Current users talking to prospective users online serve as product ambassadors and educators, driving awareness by sharing tips, best practices, and “product hacks.”

Sephora, one of the largest beauty retailers in the world, has invested heavily in their brand community of makeup enthusiasts. They’ve chosen to prioritize community features front and center in their mobile app. Members share their favorite products and beauty tips with fellow members, and stay informed about latest trends, discover new brands and join online events.

Consider Adobe Creative Cloud products like Lightroom and Premiere. Many of these apps’ power users are creators (photographers, YouTubers) with their own audiences (or communities, if you will) who frequently ask them for help and guidance, resulting in user-generated content like walk-through tutorial videos. 

Community can reduce risk in your GTM strategy

The content and conversations that arise from your community will reveal their needs and priorities, as well as which features they value and which features they struggle with.

If you’re connecting with your community and paying attention, you have access to information that can have a significant impact on your broader go-to-market strategy.

A GTC strategy helps to leverage insights gained from community feedback by sharing them with your product, marketing, and sales teams. Listening to community feedback allows you to focus on the right pain points and features, both in marketing materials and in your product or feature roadmap. This attention to user needs fosters user loyalty and improves retention.

A go-to-community strategy can help with alignment

A go-to-community strategy helps to define the relationship between value creation (creating the “gravity” that draws community members) and value capture (user acquisition), who is responsible for what, and how these roles feed into each other.

Looking at community through the lens of value capture (as marketing often does) can skew your perspective and expectations, whereas having a strategy and resources dedicated to creating value makes it easier to distinguish between company assumptions and real user priorities.

The reality is that in order to be truly product-centric, you have to be community-centric.
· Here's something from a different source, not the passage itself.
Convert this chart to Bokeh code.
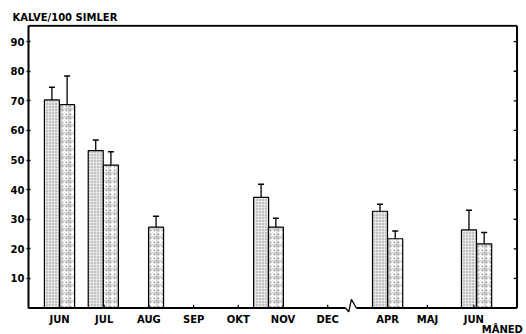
from bokeh.plotting import figure
from bokeh.models import (ColumnDataSource, Range1d, FixedTicker,
                          Whisker, TeeHead)
from bokeh.core.properties import value
from bokeh.embed import file_html
from bokeh.resources import INLINE

# ---- data ----
month_labels = ["JUN", "JUL", "AUG", "SEP", "OKT", "NOV", "DEC", "APR", "MAJ", "JUN"]
month_pos = [0, 1, 2, 3, 4, 5, 6, 7.34, 8.23, 9.27]

a_time = [-0.17, 0.81, 4.51, 7.17, 9.16]
a_value = [70.3, 53.2, 37.4, 32.7, 26.4]
a_err = [4.3, 3.6, 4.4, 2.4, 6.6]

b_time = [0.17, 1.15, 2.16, 4.84, 7.51, 9.50]
b_value = [68.7, 48.3, 27.3, 27.3, 23.4, 21.7]
b_err = [9.7, 4.5, 3.7, 3.0, 2.6, 3.8]

y_ticks = [10, 20, 30, 40, 50, 60, 70, 80, 90]
break_x = [6.40, 6.47, 6.53, 6.64]
break_y = [0, -1.3, 2.9, 0]

FONT = "DejaVu Sans"
BAR_W = 0.336
Y_TOP = 95.4
X0, X1 = -0.694, 10.447
X_RIGHT = 10.235
Y0, Y1 = -8.95, 95.8
LABEL_Y = -3.75
UNIT_Y = -7.4

src_a = ColumnDataSource(dict(x=a_time, top=a_value,
                              lo=[v - e for v, e in zip(a_value, a_err)],
                              hi=[v + e for v, e in zip(a_value, a_err)]))
src_b = ColumnDataSource(dict(x=b_time, top=b_value,
                              lo=[v - e for v, e in zip(b_value, b_err)],
                              hi=[v + e for v, e in zip(b_value, b_err)]))

p = figure(width=526, height=334, output_backend="svg", toolbar_location=None,
           x_range=Range1d(X0, X1), y_range=Range1d(Y0, Y1),
           min_border_left=28, min_border_right=0, min_border_top=24,
           min_border_bottom=0, outline_line_color=None)
p.grid.visible = False
p.xaxis.visible = False
p.background_fill_color = "white"

p.title.text = "KALVE/100 SIMLER"
p.title.align = "left"
p.title.offset = -16
p.title.standoff = 4
p.title.text_font = FONT
p.title.text_font_style = "bold"
p.title.text_font_size = "10px"
p.title.text_line_height = 1.0
p.title.text_color = "black"

# bars: series A (fine stipple)
p.vbar(x="x", top="top", bottom=0, width=BAR_W, source=src_a,
       fill_color="#e6e6e6", line_color="black", line_width=1.2,
       hatch_pattern=".", hatch_scale=3, hatch_weight=0.8, hatch_color="#8a8a8a")
# bars: series B (dots + dashed grid)
p.vbar(x="x", top="top", bottom=0, width=BAR_W, source=src_b,
       fill_color="white", line_color=None,
       hatch_pattern=".", hatch_scale=4, hatch_weight=0.8, hatch_color="#a0a0a0")
p.vbar(x="x", top="top", bottom=0, width=BAR_W, source=src_b,
       fill_color=None, line_color="black", line_width=1.2,
       hatch_pattern="+", hatch_scale=8, hatch_weight=0.6, hatch_color="#777777")

for src in (src_a, src_b):
    w = Whisker(base="x", lower="lo", upper="hi", source=src,
                line_color="black", line_width=1.3,
                lower_head=TeeHead(size=6, line_width=1.5, line_color="black"),
                upper_head=TeeHead(size=6, line_width=1.5, line_color="black"))
    p.add_layout(w)

# baseline with break
p.line(x=[X0, break_x[0]], y=[0, 0], line_color="black", line_width=2)
p.line(x=break_x, y=break_y, line_color="black", line_width=1.3)
p.line(x=[break_x[-1], X_RIGHT], y=[0, 0], line_color="black", line_width=2)
# month ticks pointing up
p.segment(x0=month_pos, y0=[0] * len(month_pos), x1=month_pos, y1=[1.1] * len(month_pos),
          line_color="black", line_width=1.2)
# right and top border, right ticks pointing inward
p.line(x=[X_RIGHT, X_RIGHT], y=[0, Y_TOP], line_color="black", line_width=2)
p.line(x=[X0, X_RIGHT], y=[Y_TOP, Y_TOP], line_color="black", line_width=2)
p.segment(x0=[X_RIGHT] * len(y_ticks), y0=y_ticks,
          x1=[X_RIGHT - 0.075] * len(y_ticks), y1=y_ticks,
          line_color="black", line_width=1.3)

# month labels under the baseline
p.text(x=month_pos, y=[LABEL_Y] * len(month_pos), text=month_labels,
       text_font=value(FONT), text_font_style="bold", text_font_size="10px",
       text_color="black", text_align="center", text_baseline="middle")
p.text(x=[X1 - 0.08], y=[UNIT_Y], text=["MÅNED"],
       text_font=value(FONT), text_font_style="bold", text_font_size="10px",
       text_color="black", text_align="right", text_baseline="middle")

# left axis
p.yaxis.ticker = FixedTicker(ticks=y_ticks)
p.yaxis.bounds = (0, Y_TOP)
p.yaxis.axis_line_width = 2
p.yaxis.axis_line_color = "black"
p.yaxis.major_tick_in = 2
p.yaxis.major_tick_out = 2
p.yaxis.major_tick_line_width = 1.3
p.yaxis.minor_tick_line_color = None
p.yaxis.major_label_standoff = 2
p.yaxis.major_label_text_font = FONT
p.yaxis.major_label_text_font_style = "bold"
p.yaxis.major_label_text_font_size = "10px"
p.yaxis.major_label_text_color = "black"

open("out.html", "w").write(file_html(p, INLINE))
Where to begin: How to build a GTC strategy

While there’s no go-to-community playbook as yet, Woods helpfully provides some questions to help companies arrive at a more concrete concept of go-to-community and get the ball rolling:

  • Who is in our community and why are they here? Who is not in the community?
  • What value will we create for the community, regardless of whether they are paying customers?
  • What value will the members provide each other?
  • How will we listen, talk to, and be directed by our customers?
  • How and where will we deliver insights from these conversations to the rest of the company?
  • How will we incentivize, recognize, and reward participation?
  • What values and norms will we model and do we expect of the community?
  • How can we make our community smarter, happier, wealthier? Through what programs, which channels?

Additional questions to consider include which platform(s) will your community will live on, how you will enforce your community standards (will you moderate interactions? How?), and which aspects of your community-building efforts you could outsource.

Why is community so important in today’s product landscape?

Today’s buyers are faced with endless choices, which means that businesses can’t rely on features and pricing alone to attract users. A thriving community driven by a strong “go-to-community” competency helps companies compete in this new world.

Beyond this, we think teams working on fast-growing products would be prudent to prioritize building community features into their own mobile apps, rather than outsourcing their community to 3rd-party platforms.